Each game has multiple scenarios covering various battles that occurred during that time period.

===Gameplay===
The game system used by all games of the PRESTAGS series is a simple "I Go, You Go" system of alternating turns where one player fires missiles (arrows, spears, etc.), moves and attacks, followed by the other player. More complexity can be added by using optional rules for panic, leadership, facing, melee and simultaneous movement.

In addition to the shared PRESTAGS rules, each game also has rules unique to the game's particular period. Vikings, for instance, includes the use of fransisca throwing axes, berserkers and longboats.

==Publication history==
From 1970 to 1972, the new wargame company SPI published five games simulating battles in various periods of ancient history that were created by a variety of game designers. In 1975, John Young, who had designed two of the games, was tasked with creating a common set of rules for all five games, as well as special rules for each game that would differentiate it from the others. The new games were retitled and gathered together under the banner "Pre-Seventeenth Century Tactical Game System" (PRESTAGS). As the blurb on the back of the box stated, ""Because the strength values of the units were all derived from the same base, units from one game are entirely compatible with another." As British critic Nicky Palmer noted, "you could even have chariots charging longbowmen if you wish."

The five games were released individually in 1975, and all immediately moved into SPI's "Top Ten Bestseller List". Several months later, the five were re-released together as part of the PRESTAGS Master-Pack. This did not crack SPI's Top Ten.

==Reception==
In the January 1976 edition of Airfix Magazine, Bruce Quarrie noted "these rules allow a wide degree of flexibility in approach to the game. It can be an absolutely basic and 'unrealistic' affair [...] or by addition of optional Panic, Facing and Melee rules, and a [simultaneous movement sequence], it reproduces quite accurately the true conditions of the time." He concluded, "In general [...] the result is as SPI intended, to satisfy both those who desire a simple format and those who can assimilate relatively complex restrictions."

In his 1977 book The Comprehensive Guide to Board Wargaming, Nicky Palmer noted, "All the games in the series emphasize tactics, and the maps are mostly nondescript, with great expanses of clear terrain and a few hills, rivers, and other features dotted about. The variation comes in the different unit types and the numerous scenarios in each game." Palmer thought that, in overview, "The function of the series, tactical clashes with a simple basic system, is well achieved." However, Palmer did point out that "the anonymous maps inhibit the usual wargames enjoyment of refighting a particular battle."

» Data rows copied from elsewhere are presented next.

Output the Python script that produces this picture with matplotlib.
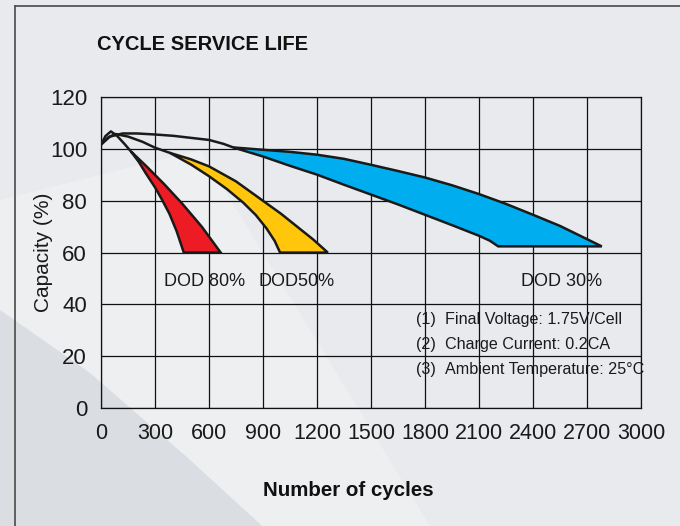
import matplotlib
matplotlib.use('Agg')
import matplotlib.pyplot as plt
import numpy as np
from matplotlib.patches import Polygon
from matplotlib.lines import Line2D

# ---- data ----
# stems: the black lines before each band opens up
red_stem_x = [0, 25, 55, 90, 130, 167]
red_stem_y = [101.7, 105, 106.8, 105, 102, 99]
yel_stem_x = [0, 40, 80, 150, 230, 300, 383]
yel_stem_y = [101.7, 104.5, 105.8, 104.8, 102.8, 100.5, 98.5]
top_x = [0, 50, 120, 200, 300, 400, 500, 600, 680, 735]
top_y = [101.7, 104.8, 106, 106, 105.6, 105.1, 104.3, 103.5, 102, 100.6]

# DOD 80% band
red_left_x = [167, 210, 250, 300, 340, 380, 420, 460]
red_left_y = [99, 95, 90.5, 85.2, 80.3, 75, 68.3, 60]
red_right_x = [167, 250, 350, 450, 560, 665]
red_right_y = [99, 93.5, 86.5, 79, 70, 60]

# DOD 50% band
yel_left_x = [383, 500, 600, 700, 790, 860, 920, 965, 995]
yel_left_y = [98.5, 94, 89.5, 84.5, 79.3, 74.5, 69.3, 64.5, 60]
yel_right_x = [383, 500, 600, 750, 900, 1000, 1090, 1180, 1260]
yel_right_y = [98.5, 96, 93.3, 87.5, 80, 75, 70, 65, 60]

# DOD 30% band
blue_up_x = [735, 900, 1050, 1200, 1350, 1500, 1650, 1800, 1950, 2100, 2250, 2400, 2550, 2700, 2782]
blue_up_y = [100.6, 99.7, 98.9, 97.8, 96.2, 93.9, 91.5, 89, 86, 82.6, 78.8, 74.6, 70.3, 65.2, 62.4]
blue_lo_x = [735, 900, 1050, 1200, 1350, 1500, 1650, 1800, 1950, 2100, 2160, 2207]
blue_lo_y = [100.6, 97.1, 93.5, 90.1, 86.2, 82.4, 78.6, 74.6, 70.6, 66.5, 64.6, 62.4]

xticks = [0, 300, 600, 900, 1200, 1500, 1800, 2100, 2400, 2700, 3000]
yticks = [0, 20, 40, 60, 80, 100, 120]

band_labels = ['DOD 80%', 'DOD50%', 'DOD 30%']
band_label_x = [575, 1089, 2556]
notes_num = ['(1)', '(2)', '(3)']
notes_txt = ['Final Voltage: 1.75V/Cell', 'Charge Current: 0.2CA', 'Ambient Temperature: 25°C']

colred = '#ED1C24'
colyel = '#FFC60B'
colblue = '#00AEEF'
ink = '#1a1a1a'

fnt = 'Liberation Sans'

fig = plt.figure(figsize=(6.8, 5.26), dpi=100)
fig.patch.set_facecolor('#E8EAED')

# background shading (lower left darker wedge, lighter band next to it)
W, H = 680.0, 526.0
def fpts(pts):
    return [(x / W, 1 - y / H) for x, y in pts]
fig.patches.append(Polygon(fpts([(0, 200), (200, 150), (430, 526), (262, 526), (190, 460), (90, 373), (0, 310)]),
                           closed=True, transform=fig.transFigure, fc='#EDEFF1', ec='none', zorder=-9))
fig.patches.append(Polygon(fpts([(0, 310), (90, 373), (190, 460), (262, 526), (0, 526)]), closed=True,
                           transform=fig.transFigure, fc='#DADEE3', ec='none', zorder=-8))
# frame lines
fig.add_artist(Line2D([14.5 / W, 14.5 / W], [0, 1 - 6 / H], transform=fig.transFigure, color='#4a4a4a', lw=1.2))
fig.add_artist(Line2D([14.5 / W, 1], [1 - 6 / H, 1 - 6 / H], transform=fig.transFigure, color='#4a4a4a', lw=1.2))

ax = fig.add_axes([101 / W, 1 - 408 / H, 540 / W, 310.8 / H])
ax.patch.set_alpha(0)
ax.set_xlim(0, 3000)
ax.set_ylim(0, 120)
ax.set_xticks(xticks)
ax.set_yticks(yticks)
ax.grid(True, color='#111111', lw=0.9)
ax.set_axisbelow(True)
for s in ax.spines.values():
    s.set_color('#111111')
    s.set_linewidth(0.9)
ax.tick_params(length=0, labelcolor=ink)
ax.tick_params(axis='x', pad=11, labelsize=15.5)
ax.tick_params(axis='y', pad=10, labelsize=16)
for lab in ax.get_xticklabels() + ax.get_yticklabels():
    lab.set_family(fnt)

lw = 1.8
# stems
ax.plot(top_x, top_y, color=ink, lw=lw, zorder=3)
ax.plot(yel_stem_x, yel_stem_y, color=ink, lw=lw, zorder=3)
ax.plot(red_stem_x, red_stem_y, color=ink, lw=lw, zorder=3)

def band(xa, ya, xb, yb, col):
    pts = list(zip(xa, ya)) + list(zip(xb[::-1], yb[::-1]))
    pg = Polygon(pts, closed=True, fc=col, ec=ink, lw=lw, joinstyle='miter', zorder=4)
    ax.add_patch(pg)

band(red_left_x, red_left_y, red_right_x, red_right_y, colred)
band(yel_left_x, yel_left_y, yel_right_x, yel_right_y, colyel)
band(blue_lo_x + [blue_up_x[-1]], blue_lo_y + [blue_up_y[-1]], blue_up_x, blue_up_y, colblue)

for lab, xp in zip(band_labels, band_label_x):
    ax.text(xp, 48.8, lab, ha='center', va='center', fontsize=13, family=fnt, color=ink)

for i, (n, t) in enumerate(zip(notes_num, notes_txt)):
    yy = 34.1 - 9.65 * i
    ax.text(1750, yy, n, ha='left', va='center', fontsize=11.6, family=fnt, color=ink)
    ax.text(1911, yy, t, ha='left', va='center', fontsize=11.6, family=fnt, color=ink)

ax.set_ylabel('Capacity (%)', fontsize=15, family=fnt, color=ink)
ax.yaxis.set_label_coords(-0.088, 0.5)

fig.text(97 / W, 1 - 45 / H, 'CYCLE SERVICE LIFE', fontsize=14.5, fontweight='bold',
         family=fnt, ha='left', va='center', color='#111111')
fig.text(348 / W, 1 - 491 / H, 'Number of cycles', fontsize=14.8, fontweight='bold',
         family=fnt, ha='center', va='center', color='#111111')

fig.savefig('out.png', dpi=100, facecolor=fig.get_facecolor())
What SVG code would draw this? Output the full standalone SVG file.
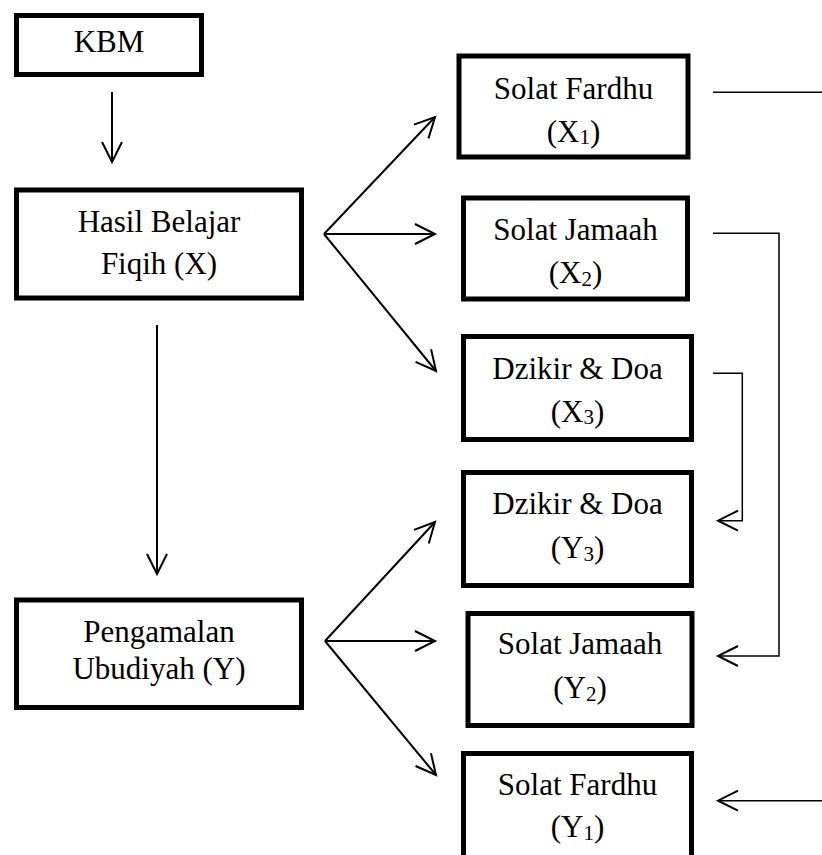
<svg xmlns="http://www.w3.org/2000/svg" width="822" height="855" viewBox="0 0 822 855">
<style>
.box{fill:#fff;stroke:#000;stroke-width:5}
.t{font-family:"Liberation Serif","Times New Roman",serif;font-size:31px;fill:#000;text-anchor:middle}
.sub{font-size:21px}
.c{fill:none;stroke:#000;stroke-width:2}
.thin{fill:none;stroke:#000;stroke-width:1.5}
</style>
<defs>
<marker id="ah" markerUnits="userSpaceOnUse" markerWidth="30" markerHeight="30" viewBox="-25 -15 30 30" refX="0" refY="0" orient="auto" overflow="visible">
<path d="M-20,-10 L0,0 L-20,10" fill="none" stroke="#000" stroke-width="2"/>
</marker>
</defs>
<rect width="822" height="855" fill="#fff"/>
<g id="connectors">
<line class="c" x1="112" y1="92" x2="112" y2="162" marker-end="url(#ah)"/>
<line class="c" x1="157" y1="325" x2="157" y2="574" marker-end="url(#ah)"/>
<line class="c" x1="324" y1="234" x2="435" y2="117" marker-end="url(#ah)"/>
<line class="c" x1="324" y1="234" x2="435" y2="234" marker-end="url(#ah)"/>
<line class="c" x1="324" y1="234" x2="436" y2="371" marker-end="url(#ah)"/>
<line class="c" x1="325" y1="641" x2="435" y2="522" marker-end="url(#ah)"/>
<line class="c" x1="325" y1="641" x2="435" y2="641" marker-end="url(#ah)"/>
<line class="c" x1="325" y1="641" x2="436" y2="775" marker-end="url(#ah)"/>
<line class="thin" x1="713" y1="92.3" x2="822" y2="92.3"/>
<polyline class="thin" points="713,233.3 779,233.3 779,656 718,656" marker-end="url(#ah)"/>
<polyline class="thin" points="713,373.3 742.3,373.3 742.3,520.7 718,520.7" marker-end="url(#ah)"/>
<line class="thin" x1="822" y1="800.7" x2="718" y2="800.7" marker-end="url(#ah)"/>
</g>
<g id="kbm">
<rect class="box" x="16.5" y="15.5" width="185" height="59"/>
<text class="t" x="109" y="52">KBM</text>
</g>
<g id="hasil">
<rect class="box" x="16.5" y="190" width="285" height="108"/>
<text class="t" x="159" y="232">Hasil Belajar</text>
<text class="t" x="159" y="274">Fiqih (X)</text>
</g>
<g id="pengamalan">
<rect class="box" x="16.5" y="600" width="285" height="107.5"/>
<text class="t" x="159" y="642">Pengamalan</text>
<text class="t" x="159" y="679">Ubudiyah (Y)</text>
</g>
<g id="x1">
<rect class="box" x="459" y="56" width="229" height="101"/>
<text class="t" x="573.5" y="99">Solat Fardhu</text>
<text class="t" x="573.5" y="141.7">(X<tspan class="sub" dy="2.5">1</tspan><tspan dy="-2.5">)</tspan></text>
</g>
<g id="x2">
<rect class="box" x="463.5" y="198" width="224" height="101"/>
<text class="t" x="575.5" y="239.5">Solat Jamaah</text>
<text class="t" x="575.5" y="283">(X<tspan class="sub" dy="2.5">2</tspan><tspan dy="-2.5">)</tspan></text>
</g>
<g id="x3">
<rect class="box" x="463.5" y="336.5" width="228" height="103"/>
<text class="t" x="577.5" y="378.5">Dzikir &amp; Doa</text>
<text class="t" x="577.5" y="421.7">(X<tspan class="sub" dy="2.5">3</tspan><tspan dy="-2.5">)</tspan></text>
</g>
<g id="y3">
<rect class="box" x="463.5" y="472.5" width="228" height="113"/>
<text class="t" x="577.5" y="513.5">Dzikir &amp; Doa</text>
<text class="t" x="577.5" y="558">(Y<tspan class="sub" dy="2.5">3</tspan><tspan dy="-2.5">)</tspan></text>
</g>
<g id="y2">
<rect class="box" x="468" y="613.5" width="224" height="112"/>
<text class="t" x="580" y="654">Solat Jamaah</text>
<text class="t" x="580" y="698.3">(Y<tspan class="sub" dy="2.5">2</tspan><tspan dy="-2.5">)</tspan></text>
</g>
<g id="y1">
<rect class="box" x="463.5" y="753.5" width="228" height="110"/>
<text class="t" x="577.5" y="795">Solat Fardhu</text>
<text class="t" x="577.5" y="837">(Y<tspan class="sub" dy="2.5">1</tspan><tspan dy="-2.5">)</tspan></text>
</g>
</svg>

In the 1980 book The Complete Book of Wargames, game designer Jon Freeman called the PRESTAGS rules system "a marvelous, if colorless, way to introduce people to wargaming and the early historical periods." He was disappointed that "Neither the maps or counters have historical designations. [...] one battle has little to distinguish it from another." He also questioned how the historicity of any battle was maintained, since, "because of counter-mix limitations and the generalized nature of the system, many of the orders of battle for individual scenarios are warped or downright inaccurate." He concluded by giving the game system an Overall Evaluation of "Good", saying, "The system is clean, and most battles can be played in a short time. If you are not too concerned with the limitations of the system, the variety of scenarios makes each game a bargain."

In The Guide to Simulations/Games for Education and Training, Martin Campion commented, "The beauty of the system is its range and flexibility. As it stands, it is occasionally very convincing but mostly only moderately convincing in its simulation of the events of the battles." With regards to its use in the classroom, Campion noted, "It is a wide open system for amendments and for the inclusion of new battles. There are many opportunities for the use of multiple players on both side."

In a retrospective review in Issue 28 of Simulacrum, Daniel Broh-Kahn listed all of the various types of counters in the PRESTAGS Master-Pack, and included the combat and movement strength of each piece, their value, special foes, their strengths and weaknesses as well as some historical backgtround.